Adam Thorn doesn’t know it yet, but today will change his life.
Between his religious family, a deeply unpleasant ultimatum from his boss, and his own unrequited love for his sort-of ex, Enzo, it seems as though Adam’s life is falling apart. At least he has two people to keep him sane: his new boyfriend (he does love Linus, doesn’t he?) and his best friend, Angela.
But all day long, old memories and new heartaches come crashing together, throwing Adam’s life into chaos. The bindings of his world are coming untied one by one; yet in spite of everything he has to let go, he may also find freedom in the release.
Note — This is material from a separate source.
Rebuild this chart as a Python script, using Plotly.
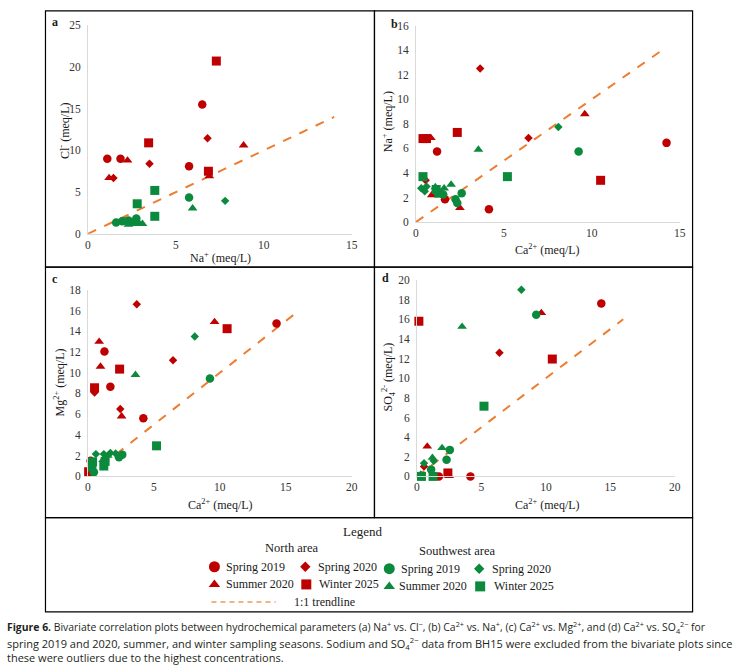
import plotly.graph_objects as go

W, H = 746, 668
RED = "#BE0000"
GREEN = "#0B8A3D"
ORANGE = "#ED7D31"
SERIF = "Liberation Serif"

# ---- panel a : Na+ (x) vs Cl- (y) ----
A_N_SPRING19 = [(1.1, 9.0), (1.85, 9.0), (5.75, 8.1), (6.5, 15.5)]
A_N_SPRING20 = [(1.45, 6.7), (3.5, 8.4), (6.8, 11.45)]
A_N_SUMMER20 = [(1.2, 6.7), (2.25, 8.8), (6.9, 6.9), (8.85, 10.6)]
A_N_WINTER25 = [(3.45, 10.9), (6.85, 7.5), (7.3, 20.7)]
A_S_SPRING19 = [(1.6, 1.35), (1.95, 1.5), (2.3, 1.6), (2.75, 1.85), (5.75, 4.35)]
A_S_SPRING20 = [(2.1, 1.55), (2.55, 1.45), (7.8, 3.95)]
A_S_SUMMER20 = [(2.3, 1.1), (2.6, 1.2), (2.9, 1.3), (3.1, 1.2), (5.95, 3.05)]
A_S_WINTER25 = [(2.8, 3.6), (3.8, 5.2), (3.8, 2.1)]

# ---- panel b : Ca2+ (x) vs Na+ (y) ----
B_N_SPRING19 = [(1.2, 5.75), (1.65, 1.85), (4.15, 1.05), (14.25, 6.45)]
B_N_SPRING20 = [(0.55, 3.4), (3.65, 12.5), (6.4, 6.85)]
B_N_SUMMER20 = [(0.85, 6.85), (0.9, 2.2), (2.5, 1.15), (9.6, 8.8)]
B_N_WINTER25 = [(0.4, 6.8), (0.6, 6.8), (2.35, 7.3), (10.5, 3.4)]
B_S_SPRING19 = [(1.55, 2.25), (2.25, 1.85), (2.35, 1.55), (2.6, 2.35), (9.25, 5.75)]
B_S_SPRING20 = [(0.3, 2.75), (0.5, 2.5), (0.6, 2.9), (8.1, 7.75)]
B_S_SUMMER20 = [(1.1, 2.85), (1.6, 2.75), (2.0, 3.05), (3.55, 5.9)]
B_S_WINTER25 = [(0.4, 3.7), (1.15, 2.65), (1.3, 2.35), (5.2, 3.7)]

# ---- panel c : Ca2+ (x) vs Mg2+ (y) ----
C_N_SPRING19 = [(0.2, 1.5), (1.25, 12.05), (1.7, 8.65), (4.2, 5.6), (14.3, 14.75)]
C_N_SPRING20 = [(0.5, 8.1), (2.45, 6.5), (3.7, 16.6), (6.45, 11.2)]
C_N_SUMMER20 = [(0.85, 13.0), (0.95, 10.6), (2.55, 5.8), (9.6, 14.9)]
C_N_WINTER25 = [(0.05, 0.45), (0.5, 8.55), (2.4, 10.35), (10.55, 14.25)]
C_S_SPRING19 = [(0.45, 0.4), (2.35, 1.85), (2.6, 2.1), (9.25, 9.45)]
C_S_SPRING20 = [(0.6, 2.15), (1.2, 2.15), (1.7, 2.25), (2.1, 2.2), (8.1, 13.5)]
C_S_SUMMER20 = [(1.15, 1.6), (1.5, 2.0), (3.6, 9.8)]
C_S_WINTER25 = [(0.35, 1.4), (0.3, 0.9), (1.2, 1.0), (1.3, 1.45), (5.2, 2.95)]

# ---- panel d : Ca2+ (x) vs SO4 2- (y) ----
D_N_SPRING19 = [(1.7, 0.0), (4.15, 0.0), (14.3, 17.6)]
D_N_SPRING20 = [(0.55, 1.0), (6.4, 12.6)]
D_N_SUMMER20 = [(0.8, 3.05), (2.5, 0.05), (9.65, 16.65)]
D_N_WINTER25 = [(0.15, 15.8), (2.4, 0.35), (10.5, 11.95)]
D_S_SPRING19 = [(0.3, 0.05), (1.1, 0.7), (2.3, 1.7), (2.55, 2.7), (9.25, 16.45)]
D_S_SPRING20 = [(0.55, 1.35), (1.3, 1.6), (8.1, 19.0)]
D_S_SUMMER20 = [(0.3, 0.2), (1.2, 1.9), (1.95, 2.9), (3.5, 15.25)]
D_S_WINTER25 = [(0.35, 0.0), (1.25, 0.0), (5.2, 7.15)]

TREND_AB = [0, 14]
TREND_CD = [0, 16]

SEASONS = ["Spring 2019", "Spring 2020", "Summer 2020", "Winter 2025"]
SYMBOLS = {"Spring 2019": ("circle", 8.5), "Spring 2020": ("diamond", 6.5),
           "Summer 2020": ("triangle-up", 8.5), "Winter 2025": ("square", 9)}


def px(x):
    return x / W


def py(y):
    return 1 - y / H


# panel: axis suffix, data lists (north then south), trend, ranges, y step, pixel box
panels = [
    ("", [A_N_SPRING19, A_N_SPRING20, A_N_SUMMER20, A_N_WINTER25,
          A_S_SPRING19, A_S_SPRING20, A_S_SUMMER20, A_S_WINTER25],
     TREND_AB, [0, 15], [0, 25], 5, (86, 353), (19.5, 232)),
    ("2", [B_N_SPRING19, B_N_SPRING20, B_N_SUMMER20, B_N_WINTER25,
           B_S_SPRING19, B_S_SPRING20, B_S_SUMMER20, B_S_WINTER25],
     TREND_AB, [0, 15], [0, 16], 2, (418, 685), (20, 220)),
    ("3", [C_N_SPRING19, C_N_SPRING20, C_N_SUMMER20, C_N_WINTER25,
           C_S_SPRING19, C_S_SPRING20, C_S_SUMMER20, C_S_WINTER25],
     TREND_CD, [0, 20], [0, 18], 2, (86, 353), (289, 479)),
    ("4", [D_N_SPRING19, D_N_SPRING20, D_N_SUMMER20, D_N_WINTER25,
           D_S_SPRING19, D_S_SPRING20, D_S_SUMMER20, D_S_WINTER25],
     TREND_CD, [0, 20], [0, 20], 2, (419, 680), (279, 479)),
]

fig = go.Figure()
layout = {}

for suffix, series, trend, xr, yr, ydt, (x0, x1), (y0, y1) in panels:
    xa, ya = "x" + suffix, "y" + suffix
    fig.add_trace(go.Scatter(x=trend, y=trend, mode="lines", xaxis=xa, yaxis=ya,
                             line=dict(color=ORANGE, width=2, dash="dash"),
                             showlegend=False, hoverinfo="skip"))
    for i, pts in enumerate(series):
        season = SEASONS[i % 4]
        sym, size = SYMBOLS[season]
        color = RED if i < 4 else GREEN
        fig.add_trace(go.Scatter(
            x=[p[0] for p in pts], y=[p[1] for p in pts], mode="markers",
            xaxis=xa, yaxis=ya, cliponaxis=False, showlegend=False,
            marker=dict(symbol=sym, size=size, color=color, line=dict(width=0))))
    common = dict(showgrid=False, zeroline=False, showline=True, linecolor="#D9D9D9",
                  linewidth=1, ticks="", fixedrange=True,
                  tickfont=dict(family=SERIF, size=11.5, color="#333333"))
    layout["xaxis" + suffix] = dict(common, domain=[px(x0), px(x1)], range=xr, dtick=5,
                                    anchor=ya)
    layout["yaxis" + suffix] = dict(common, domain=[py(y1), py(y0)], range=yr, dtick=ydt,
                                    anchor=xa, ticklabelstandoff=4)

# overlay axis in pixel units for frames, labels and the legend
layout["xaxis5"] = dict(domain=[0, 1], range=[0, W], visible=False, fixedrange=True)
layout["yaxis5"] = dict(domain=[0, 1], range=[H, 0], visible=False, fixedrange=True,
                        anchor="x5")

shapes = []
for (sx0, sy0, sx1, sy1) in [(43, 5, 376, 266), (376, 5, 698, 266),
                             (43, 266, 376, 521), (376, 266, 698, 521),
                             (43, 521, 698, 617)]:
    shapes.append(dict(type="rect", xref="x5", yref="y5", x0=sx0, y0=sy0, x1=sx1, y1=sy1,
                       line=dict(color="black", width=1.2)))

ann = []


def text(x, y, s, size=12, anchor="center", angle=0, family=SERIF, color="#1a1a1a"):
    ann.append(dict(x=x, y=y, xref="x5", yref="y5", text=s, showarrow=False,
                    xanchor=anchor, yanchor="middle", textangle=angle,
                    font=dict(family=family, size=size, color=color)))


# panel letters
text(53, 16, "<b>a</b>", 12)
text(396, 18, "<b>b</b>", 12)
text(53, 278, "<b>c</b>", 12)
text(387, 277, "<b>d</b>", 12)

# axis titles
text(220, 256, "Na<sup>+</sup> (meq/L)")
text(62, 127, "Cl<sup>-</sup> (meq/L)", angle=-90)
text(551, 248, "Ca<sup>2+</sup> (meq/L)")
text(390, 118, "Na<sup>+</sup> (meq/L)", angle=-90)
text(220, 508, "Ca<sup>2+</sup> (meq/L)")
text(57, 383, "Mg<sup>2+</sup> (meq/L)", angle=-90)
text(551, 508, "Ca<sup>2+</sup> (meq/L)")
text(390, 378, "SO<sub>4</sub><sup>2-</sup> (meq/L)", angle=-90)

# legend
text(364, 535, "Legend", 13)
text(293, 552, "North area", 12.5)
text(460, 555, "Southwest area", 12.5)

legend_keys = [
    (214, 571, RED, "circle", 11, 224, "Spring 2019"),
    (306, 571, RED, "diamond", 8, 317, "Spring 2020"),
    (391, 573, GREEN, "circle", 11, 401, "Spring 2019"),
    (482, 573, GREEN, "diamond", 8, 493, "Spring 2020"),
    (214, 589, RED, "triangle-up", 10, 224, "Summer 2020"),
    (307, 589, RED, "square", 10, 318, "Winter 2025"),
    (391, 591, GREEN, "triangle-up", 10, 399, "Summer 2020"),
    (483, 591, GREEN, "square", 10, 495, "Winter 2025"),
]
for kx, ky, kc, ks, ksz, tx, label in legend_keys:
    fig.add_trace(go.Scatter(x=[kx], y=[ky], mode="markers", xaxis="x5", yaxis="y5",
                             showlegend=False, hoverinfo="skip", cliponaxis=False,
                             marker=dict(symbol=ks, size=ksz, color=kc, line=dict(width=0))))
    text(tx, ky, label, 12, anchor="left")

fig.add_trace(go.Scatter(x=[211, 276], y=[607, 607], mode="lines", xaxis="x5", yaxis="y5",
                         showlegend=False, hoverinfo="skip",
                         line=dict(color="#F4B183", width=2, dash="5px,4px")))
text(293, 607, "1:1 trendline", 12, anchor="left")

# caption
CAP = "Open Sans"
text(2, 633, "<b>Figure 6.</b> Bivariate correlation plots between hydrochemical parameters "
     "(a) Na<sup>+</sup> vs. Cl<sup>\u2212</sup>, (b) Ca<sup>2+</sup> vs. Na<sup>+</sup>, "
     "(c) Ca<sup>2+</sup> vs. Mg<sup>2+</sup>, and (d) Ca<sup>2+</sup> vs. "
     "SO<sub>4</sub><sup>2\u2212</sup> for", 10.4, anchor="left", family=CAP, color="#231F20")
text(2, 649, "spring 2019 and 2020, summer, and winter sampling seasons. Sodium and "
     "SO<sub>4</sub><sup>2\u2212</sup> data from BH15 were excluded from the bivariate plots since",
     11, anchor="left", family=CAP, color="#231F20")
text(2, 663, "these were outliers due to the highest concentrations.", 11, anchor="left",
     family=CAP, color="#231F20")

fig.update_layout(width=W, height=H, margin=dict(l=0, r=0, t=0, b=0),
                  paper_bgcolor="white", plot_bgcolor="rgba(0,0,0,0)",
                  shapes=shapes, annotations=ann, showlegend=False, **layout)

fig.write_html("out.html", config={"displayModeBar": False},
               post_script="document.body.style.margin='0';")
From the New York Times bestselling author of A Monster Calls comes a raw, darkly funny, and deeply affecting story about the courage it takes to live your truth.
PUBLISHERS WEEKLY
A heartbreaking dual narrative follows Adam, a gay teenager with homophobic parents, and the ghost of a classmate murdered by her meth-addicted boyfriend, over the course of one, defining day. In the hours before a going-away party for his first love, Adam Thorn has fateful confrontations with his evangelical pastor father and with the creepy boss who has been sexually harassing him. But the real bombshell is dropped when Angela, a friend Adam relies on, announces that she's moving from Washington State to the Netherlands for senior year. Ness (The Rest of Us Just Live Here) interleaves Adam's multipronged crisis with a strand tracking the murdered girl's spirit as it seeks revenge (in the company of a seven-foot-tall faun) against her killer. Adam's story dominates the narrative and provides a frank, riveting portrayal of a gay teenager's sexual awakening (an endnote acknowledges the influence of both Woolf's Mrs. Dalloway and Blume's Forever). The paranormal storyline isn't quite as affecting as the plotline that follows Adam, but it conveys a sense of the mystery that can infuse ordinary lives. Ages 14 up.